Le clubbing berlinois : rites, endurance et innovation

Des clubs ? Il y en a partout. Mais à Berlin, le clubbing est une liturgie, parfois une épreuve de résistance. Ici, les fêtes s’étirent sur plusieurs jours ; les sonorités se métamorphosent au fil du temps. La pénombre devient territoire d'expérience.

  • Berghain, haut lieu techno, attire chaque semaine jusqu’à 3 000 personnes et génère environ 50 millions d’euros de chiffre d’affaires annuels pour l’économie locale (Deutsche Welle).
  • Au Sisyphos, la fête n’a pas d’heure officielle de fin, et beaucoup de Berlinois s’y enferment le temps d’un week-end entier.
  • Des clubs emblématiques tels que Tresor (fondateur de la scène techno locale dès 1991), About Blank, ://about party, Kater Blau portent une même exigence : priorité à l’innovation sonore, refus affiché de la superficialité et du paraître.

L’anonymat règne : interdiction quasi-systématique des photos, pas de dress code tapageur – seule la vibe compte. Cette clause tacite a marqué l’expérience clubbing berlinoise, devenue un modèle d’authenticité jusqu’à être copiée dans d’autres grandes métropoles (source : Mixmag, 2019).

Un laboratoire créatif ouvert à tous les genres

Bastion de la techno, Berlin expérimente sans relâche sur les marges musicales : ambient, noise, electro, industrial, minimal, IDM, house, drum & bass, breakcore… Même la néo-classique et la pop alternative y trouvent leur refuge.

  • En 2019, la ville recensait plus de 2 800 DJ’s professionnels (source : Berlin Music Commission).
  • Près de 900 labels actifs, tous genres confondus (source : Ableton, 2023), dont Ostgut Ton, R&S, Monkeytown, Shitkatapult, Innervisions, !K7.

Les labels berlinois exportent aujourd’hui près de 70 % de leur production à l’étranger. Les collaborations avec Detroit (Jeff Mills, Carl Craig, Underground Resistance) ou Londres (UK Bass, techno industrielle) relient la ville à toutes les grandes plaques tectoniques de l’underground mondial.

Des institutions à l’avant-garde, loin de l’establishment

Ce n’est qu’à Berlin que des institutions alternatives se hissent au rang d’acteurs reconnus grâce à leur singularité. Citons :

  • CTM Festival : festival consacré aux musiques et cultures expérimentales (plus de 35 000 entrées cumulées sur une semaine en 2023).
  • Atonal : pionnier des musiques électroniques radicales dès 1982, relancé depuis 2013 dans le brutaliste Kraftwerk Berlin.
  • Urban Spree et Monom : espaces de création hybride où son immersif, installations et concerts déviants fusionnent (9.1 surround, binaural, œuvres immersives en 4D).
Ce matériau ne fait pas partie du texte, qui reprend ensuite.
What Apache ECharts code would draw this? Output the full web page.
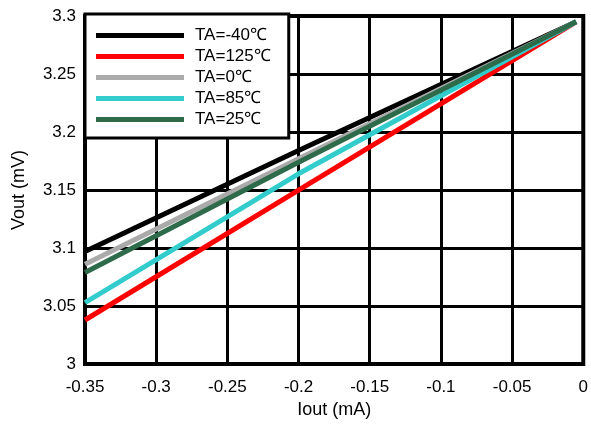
<!DOCTYPE html>
<html>
<head>
<meta charset="utf-8">
<script src="https://cdn.jsdelivr.net/npm/echarts@6/dist/echarts.min.js"></script>
<style>
html,body{margin:0;padding:0;background:#fff;}
#chart{width:591px;height:424px;}
</style>
</head>
<body>
<div id="chart"></div>
<script>
// Data
var seriesNames = ['TA=-40℃', 'TA=125℃', 'TA=0℃', 'TA=85℃', 'TA=25℃'];
var xValues = [-0.35, -0.2, -0.005];
var vM40 = [3.097, 3.184, 3.295];
var v125 = [3.038, 3.150, 3.295];
var v0 = [3.086, 3.177, 3.295];
var v85 = [3.053, 3.164, 3.295];
var v25 = [3.079, 3.174, 3.295];
var xTicks = [-0.35, -0.3, -0.25, -0.2, -0.15, -0.1, -0.05, 0];
var yTicks = [3, 3.05, 3.1, 3.15, 3.2, 3.25, 3.3];

var colors = ['#000000', '#ff0000', '#aaaaaa', '#33cccc', '#2d6b4b'];
var allValues = [vM40, v125, v0, v85, v25];

function pair(vals) {
  return xValues.map(function (x, i) { return [x, vals[i]]; });
}

var font = 'Liberation Sans, Arial, sans-serif';
var chart = echarts.init(document.getElementById('chart'), null, {renderer: 'canvas'});
chart.setOption({
  animation: false,
  backgroundColor: '#fff',
  grid: {
    left: 85, right: 6, top: 16, bottom: 57,
    show: true, borderColor: '#000', borderWidth: 4, backgroundColor: '#fff'
  },
  legend: {
    orient: 'vertical',
    left: 85, top: 14,
    data: seriesNames,
    icon: 'rect',
    itemWidth: 88, itemHeight: 5, itemGap: 4,
    padding: [13, 18, 10, 11],
    backgroundColor: '#fff',
    borderColor: '#000', borderWidth: 3, borderRadius: 0,
    textStyle: {fontFamily: font, fontSize: 17, color: '#000', lineHeight: 17, padding: [0, 0, 0, 6]}
  },
  xAxis: {
    type: 'value', min: xTicks[0], max: xTicks[xTicks.length - 1], interval: 0.05,
    name: 'Iout (mA)', nameLocation: 'middle', nameGap: 35,
    nameTextStyle: {fontFamily: font, fontSize: 18, color: '#000'},
    axisLine: {show: false}, axisTick: {show: false},
    axisLabel: {fontFamily: font, fontSize: 17, color: '#000', margin: 15,
      formatter: function (v) { return String(Math.round(v * 100) / 100); }},
    splitLine: {show: true, lineStyle: {color: '#000', width: 3}}
  },
  yAxis: {
    type: 'value', min: yTicks[0], max: yTicks[yTicks.length - 1], interval: 0.05,
    name: 'Vout (mV)', nameLocation: 'middle', nameGap: 57, nameRotate: 90,
    nameTextStyle: {fontFamily: font, fontSize: 18, color: '#000'},
    axisLine: {show: false}, axisTick: {show: false},
    axisLabel: {fontFamily: font, fontSize: 17, color: '#000', margin: 9,
      formatter: function (v) { return String(Math.round(v * 100) / 100); }},
    splitLine: {show: true, lineStyle: {color: '#000', width: 3}}
  },
  series: seriesNames.map(function (n, i) {
    return {
      name: n, type: 'line', data: pair(allValues[i]),
      showSymbol: false, symbol: 'none',
      color: colors[i],
      lineStyle: {color: colors[i], width: 5},
      itemStyle: {color: colors[i]}
    };
  })
});
</script>
</body>
</html>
La pluralité de ces espaces cultive un terreau unique : une scène où la musique s’allie aux arts visuels, à la performance, aux mouvements subculturels. Ici, pas de séparation stricte entre public et artistes, ni entre disciplines.

Société ouverte : mobilité, internationalisme et melting-pot créatif

Ce qui distingue Berlin des autres capitales musicales, c’est l’appel du large. Après la réunification, une politique volontairement tolérante attire des vagues entières de créatifs : en 2023, près de 36 % de la population berlinoise n’est pas née en Allemagne (Statistisches Amt für Berlin-Brandenburg).

  • En 2020, la scène musicale comptait des artistes originaires de plus de 145 pays.
  • Langues parlées dans les collectifs : anglais, turc, polonais, espagnol, français, russe, arabe…

Récemment, il s’est monté davantage de collectifs de femmes et de non-binaires, de fêtes inclusives queer, d’initiatives antiracistes (Room 4 Resistance, Lecken, Buttons, Herrensauna), concentrant désormais l’avant-garde des luttes intersectionnelles.

Un écosystème radicalisé par la crise

Depuis la pandémie, Berlin se bat pour défendre son modèle. Malgré la fermeture de 40 clubs historiques entre 2020 et 2023 (Clubcommission), la scène s’est régénérée autour de lieux éphémères et de festivals « pop-up ».

  1. Soutiens publics inédits : la culture club est officiellement reconnue comme patrimoine culturel (2021), ce qui lui donne droits à des aides d’État.
  2. Mobilisation massive des artistes pour défendre voix minoritaires et espaces transgressifs.
  3. Explosion de labels DIY, radios en ligne underground (HÖR Berlin, Laut.fm, Cashmere Radio).

Face à la gentrification, la communauté berlinoise ne se contente pas de survivre – elle impose une nouvelle norme : un underground sans cesse redéfini, indomptable, en dialogue constant avec les crispations du monde extérieur (voir le dossier Electronic Beats, 2022).

Mythes, réalités et avenir : Berlin, ville-monde de la mutation

Pourquoi Berlin fascine-t-elle autant, plus de trente ans après sa renaissance ? L’underground n’y est ni une pose, ni un slogan marketing. Ici, il est resté, insiste : dans les architectures rugueuses, la tolérance radicale, la fête comme exorcisme et collectif, l’innovation continue. On ne vient pas à Berlin pour écouter la musique du monde : on vient pour écouter ce que le monde jouera demain.

À travers la jungle de styles émergents et l’énergie des collectifs, la ville tire sa force de ses contradictions, de ses zones grises. En 2024, elle continue d’absorber les mutations globales (NFT musicaux, IA générative, hybridation entre live coding et rave) sans perdre cet esprit frondeur. Épicentre des marges, Berlin prouve qu’il existe encore, loin des projecteurs, des territoires pour l’expérimentation pure et les rencontres inattendues.

Berlin, plus qu’une capitale, reste l’aiguillon intransigeant de l’underground mondial – indocile, inclassable, vivant.